Сами размеры советской разведывательной сети и ее неуклонный рост определяли снижение ее интеллектуального уровня и эффективности. Было лишь небольшое число выдающихся агентов высокого уровня, более многочисленная группа людей с весьма ограниченными способностями и несчетное число активных или потенциальных секретных сотрудников низкого качества. «Советская разведка основана на количественном принципе, но этот принцип ведет к легковесности, самомнению и требует очень много денег», — отмечал один бывший коммунист-нелегал.[386]
Шеф немецкой фронтовой разведки во время войны, Хайнц Шмальшлегер, пришел к тому же заключению: «Русские разведывательные операции велись в широких масштабах. Их действия основаны на допущении, что сотни людей могут погибнуть только для того, чтобы один агент мог сделать полезную работу».[387]
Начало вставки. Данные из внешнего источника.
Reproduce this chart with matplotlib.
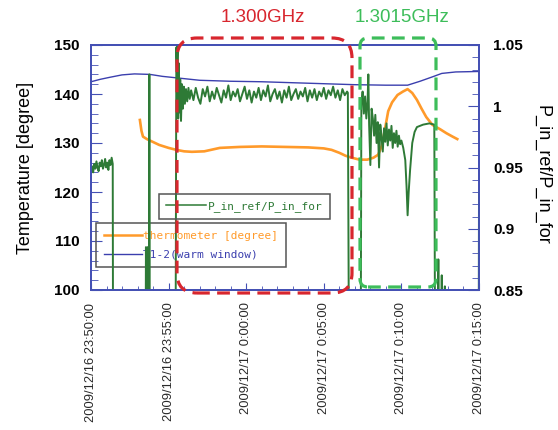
import matplotlib
matplotlib.use("Agg")
import matplotlib.pyplot as plt
from matplotlib.patches import FancyBboxPatch
from matplotlib.lines import Line2D
from matplotlib.font_manager import FontProperties
from matplotlib.ticker import FixedLocator, MultipleLocator

# ---------------- data (time in minutes after 2009/12/16 23:50:00) ----------------
x_tick_minutes = [0, 5, 10, 15, 20, 25]
x_tick_labels = ["2009/12/16 23:50:00", "2009/12/16 23:55:00", "2009/12/17 0:00:00",
                 "2009/12/17 0:05:00", "2009/12/17 0:10:00", "2009/12/17 0:15:00"]
left_ticks = [100, 110, 120, 130, 140, 150]
right_ticks = [0.85, 0.9, 0.95, 1.0, 1.05]
right_tick_labels = ["0.85", "0.9", "0.95", "1", "1.05"]

series_names = ["P_in_ref/P_in_for", "thermometer [degree]", "T1-2(warm window)"]
band_labels = ["1.300GHz", "1.3015GHz"]

# T1-2 (warm window) temperature
blue_t = [0, 0.6, 1.2, 2.0, 2.8, 3.8, 4.6, 5.5, 7.0, 9.0, 11.0, 13.0, 15.0, 17.0,
          19.0, 20.4, 21.2, 22.0, 22.6, 23.5, 25.0]
blue_v = [142.5, 143.0, 143.4, 143.9, 144.1, 144.0, 143.6, 143.3, 142.8, 142.6, 142.5,
          142.3, 142.1, 141.9, 141.8, 141.8, 142.6, 143.5, 144.2, 144.5, 144.6]

# thermometer
orange_t = [3.15, 3.25, 3.35, 3.60, 4.00, 4.40, 5.00, 5.50, 6.00, 6.50, 7.30, 8.30, 9.60,
            11.0, 12.5, 14.0, 15.0, 15.5, 16.0, 16.4, 16.8, 17.3, 17.8, 18.2, 18.5, 18.75,
            18.95, 19.15, 19.4, 19.75, 20.1, 20.4, 20.7, 21.0, 21.3, 21.6, 22.0, 22.5,
            22.9, 23.3, 23.6]
orange_v = [134.7, 132.5, 131.3, 130.8, 130.2, 129.6, 129.0, 128.6, 128.3, 128.2, 128.3,
            129.0, 129.2, 129.3, 129.2, 129.1, 128.9, 128.6, 128.0, 127.4, 127.0, 126.6,
            126.6, 127.0, 127.6, 129.5, 133.0, 136.5, 138.3, 139.8, 140.5, 141.0, 140.2,
            138.8, 137.0, 135.3, 133.7, 132.8, 132.0, 131.3, 130.8]

# P_in_ref / P_in_for (values under 0.85 fall below the axis)
green_t = [
    0.00, 0.07, 0.14, 0.21, 0.28, 0.35, 0.42, 0.49, 0.56, 0.63, 0.70, 0.77, 0.84, 0.91,
    0.98, 1.05, 1.12, 1.19, 1.26, 1.33, 1.40,
    1.42, 3.52, 3.54, 3.56, 3.63, 3.65, 3.67, 3.74, 3.76, 3.78, 5.45,
    5.50, 5.54, 5.58, 5.62, 5.66, 5.70, 5.75, 5.80, 5.86, 5.92, 5.98, 6.05, 6.12, 6.20,
    6.28, 6.36,
    6.45, 6.60, 6.75, 6.90, 7.05, 7.20, 7.35, 7.50, 7.65, 7.80, 7.95, 8.10, 8.25, 8.40,
    8.55, 8.70, 8.85, 9.00, 9.15, 9.30, 9.45, 9.60, 9.75, 9.90, 10.05, 10.20, 10.35,
    10.50, 10.65, 10.80, 10.95, 11.10, 11.25, 11.40, 11.55, 11.70, 11.85, 12.00, 12.15,
    12.30, 12.45, 12.60, 12.75, 12.90, 13.05, 13.20, 13.35, 13.50, 13.65, 13.80, 13.95,
    14.10, 14.25, 14.40, 14.55, 14.70, 14.85, 15.00, 15.15, 15.30, 15.45, 15.60, 15.75,
    15.90, 16.05, 16.20, 16.35, 16.50,
    16.55, 16.62, 17.38, 17.42, 17.50, 17.58, 17.66, 17.74, 17.82, 17.87, 17.92, 18.00,
    18.08, 18.16, 18.24, 18.32, 18.40, 18.48, 18.56, 18.64, 18.72, 18.80, 18.88, 18.96,
    19.04, 19.12, 19.20, 19.28, 19.36, 19.44, 19.52, 19.60, 19.68, 19.76, 19.84, 19.92,
    20.00,
    20.12, 20.25, 20.33, 20.40, 20.47, 20.56, 20.70, 20.85, 21.00, 21.40, 21.80, 22.12,
    22.17, 22.36, 22.38, 22.40, 22.58, 22.60, 22.62, 22.78, 22.80, 22.82, 24.98, 25.00]
green_v = [
    0.948, 0.951, 0.946, 0.953, 0.949, 0.955, 0.950, 0.947, 0.954, 0.951, 0.956, 0.949,
    0.952, 0.957, 0.950, 0.954, 0.948, 0.956, 0.952, 0.958, 0.953,
    0.80, 0.80, 0.885, 0.80, 0.80, 0.885, 0.80, 0.80, 1.026, 0.80, 0.80,
    1.048, 1.030, 1.050, 0.990, 1.035, 0.995, 1.022, 0.988, 1.018, 0.998, 1.016, 1.002,
    1.014, 1.004, 1.015, 1.006,
    1.013, 1.005, 1.015, 1.007, 1.002, 1.014, 1.008, 1.016, 1.004, 1.012,
    1.006, 1.015, 1.009, 1.003, 1.013, 1.007, 1.017, 1.005, 1.012, 1.008,
    1.014, 1.004, 1.010, 1.016, 1.006, 1.013, 1.003, 1.012, 1.007, 1.015,
    1.005, 1.013, 1.008, 1.017, 1.004, 1.010, 1.014, 1.006, 1.012, 1.003,
    1.013, 1.007, 1.016, 1.005, 1.010, 1.014, 1.006, 1.012, 1.008, 1.015,
    1.004, 1.013, 1.007, 1.014, 1.005, 1.012, 1.008, 1.015, 1.006, 1.013,
    1.009, 1.016, 1.007, 1.013, 1.005, 1.014, 1.009, 1.012,
    1.011, 0.80, 0.80, 1.002, 1.012, 0.994, 1.008, 0.990, 1.004, 1.026, 0.985, 0.952,
    0.998, 0.990, 0.976, 0.993, 0.970, 0.987, 0.950, 0.985, 0.975, 0.963, 0.982, 0.971,
    0.986, 0.968, 0.981, 0.972, 0.984, 0.966, 0.978, 0.970, 0.980, 0.967, 0.976, 0.969,
    0.972,
    0.966, 0.956, 0.935, 0.911, 0.930, 0.948, 0.970, 0.979, 0.983, 0.985, 0.986, 0.985,
    0.80, 0.80, 0.875, 0.80, 0.80, 0.862, 0.80, 0.80, 0.853, 0.80, 0.80, 0.93]

# ---------------- style ----------------
SPINE = "#4450b4"
BLUE = "#3b3fae"
ORANGE = "#ff9a2a"
GREEN = "#2e7a36"
RED_BOX = "#d8262e"
GREEN_BOX = "#3dbd5a"
SANS = "Liberation Sans"
MONO = FontProperties(family="DejaVu Sans Mono", size=8)

W, H = 558, 430
fig = plt.figure(figsize=(W / 100, H / 100), dpi=100)
fig.patch.set_facecolor("white")
L, R, T, B = 91, 479, 45, 290
ax = fig.add_axes([L / W, 1 - B / H, (R - L) / W, (B - T) / H])
ax2 = ax.twinx()

ax.plot(orange_t, orange_v, color=ORANGE, lw=1.9, zorder=3)
ax.plot(blue_t, blue_v, color=BLUE, lw=1.0, zorder=4)
ax2.plot(green_t, green_v, color=GREEN, lw=1.4)

ax.set_xlim(0, 25)
ax.set_ylim(100, 150)
ax2.set_ylim(0.85, 1.05)

ax.xaxis.set_major_locator(FixedLocator(x_tick_minutes))
ax.set_xticklabels(x_tick_labels, rotation=90, fontsize=9.3, color="#2a2a2a", family=SANS)
ax.xaxis.set_minor_locator(MultipleLocator(1))
ax.yaxis.set_major_locator(FixedLocator(left_ticks))
ax.yaxis.set_minor_locator(MultipleLocator(2))
ax.set_yticklabels([str(v) for v in left_ticks], fontsize=11, fontweight="bold", family=SANS)
ax2.yaxis.set_major_locator(FixedLocator(right_ticks))
ax2.yaxis.set_minor_locator(MultipleLocator(0.01))
ax2.set_yticklabels(right_tick_labels, fontsize=11, fontweight="bold", family=SANS)

ax.tick_params(axis="x", which="major", direction="in", length=5, color=SPINE, pad=9)
ax.tick_params(axis="x", which="minor", direction="in", length=3, color=SPINE)
ax.tick_params(axis="y", which="major", direction="in", length=8, color=SPINE, pad=8)
ax.tick_params(axis="y", which="minor", direction="in", length=5, color=SPINE)
ax2.tick_params(axis="y", which="major", direction="in", length=8, color=SPINE, pad=10)
ax2.tick_params(axis="y", which="minor", direction="in", length=5, color=SPINE)

for a in (ax, ax2):
    for s in a.spines.values():
        s.set_color(SPINE)
        s.set_linewidth(1.3)

ax.set_ylabel("Temperature [degree]", fontsize=13, family=SANS, va="center")
ax.yaxis.set_label_coords(-0.168, 0.5)
ax2.set_ylabel("P_in_ref/P_in_for", fontsize=13, family=SANS, rotation=270, va="center")
ax2.yaxis.set_label_coords(1.162, 0.47)

# legends (transparent frames)
h_green = Line2D([], [], color=GREEN, lw=1.1)
h_orange = Line2D([], [], color=ORANGE, lw=1.8)
h_blue = Line2D([], [], color=BLUE, lw=1.0)
leg1 = ax2.legend([h_green], [series_names[0]], loc="upper left",
                  bbox_to_anchor=(159 / W, 1 - 194 / H), bbox_transform=fig.transFigure,
                  borderaxespad=0, prop=MONO, labelcolor=[GREEN], handlelength=3.6,
                  handletextpad=0.15, borderpad=0.65, fancybox=False, framealpha=1,
                  facecolor="none", edgecolor="#555555")
leg1.get_frame().set_linewidth(1.1)
leg2 = ax.legend([h_orange, h_blue], series_names[1:], loc="upper left",
                 bbox_to_anchor=(96 / W, 1 - 223 / H), bbox_transform=fig.transFigure,
                 borderaxespad=0, prop=MONO, labelcolor=[ORANGE, BLUE], handlelength=3.4,
                 handletextpad=0.15, borderpad=0.7, labelspacing=0.8, fancybox=False,
                 framealpha=1, facecolor="none", edgecolor="#555555")
leg2.get_frame().set_linewidth(1.1)

# frequency bands (dashed rounded boxes) in figure inches
def band_box(x0, x1, ytop, ybot, r, color):
    p = FancyBboxPatch(((x0) / 100, (H - ybot) / 100), (x1 - x0) / 100, (ybot - ytop) / 100,
                       boxstyle=f"round,pad=0,rounding_size={r}", transform=fig.dpi_scale_trans,
                       fill=False, edgecolor=color, lw=2.3, linestyle=(0, (4, 2.3)), zorder=10)
    fig.add_artist(p)

band_box(177, 352, 38, 293, 0.2, RED_BOX)
band_box(360, 436, 38, 287, 0.08, GREEN_BOX)
fig.text(263 / W, 1 - 18 / H, band_labels[0], ha="center", va="center", color=RED_BOX,
         fontsize=13.5, family=SANS)
fig.text(402 / W, 1 - 18 / H, band_labels[1], ha="center", va="center", color=GREEN_BOX,
         fontsize=13.5, family=SANS)

fig.savefig("out.png", dpi=100, facecolor="white")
Бывший работник НКВД, дезертировавший во время войны, отмечал, что «слабым местом советской разведки являются низкий уровень развития и недостаточные способности людей. Даже высшие руководители плохо образованы. Это объясняется ограниченными резервами, из которых набирается персонал».[388]
Отношение к человеку в разведке следовало главному советскому правилу: ставка на «массовость» и пренебрежение судьбой отдельного человека. Когда советские агенты сбрасывались на парашютах в Германию во время войны, не делалось никаких реальных приготовлений для их приема, и нацистская полиция уничтожала их, словно мух. Другие молодые парашютисты во множестве забрасывались в ближнем тылу за германской передовой линией, и очень немногие из них сумели выжить. Очень мало внимания уделялось одежде и оснащению этих тайных агентов, и в результате многих из них узнавали на немецкой стороне по ткани и покрою униформы. «Пока не случились массовые аресты (1945 год), — говорил перебежчик из НКВД в военные годы, — шефы советской разведки не обращали внимания на стандарты униформы и особенности снаряжения».[389]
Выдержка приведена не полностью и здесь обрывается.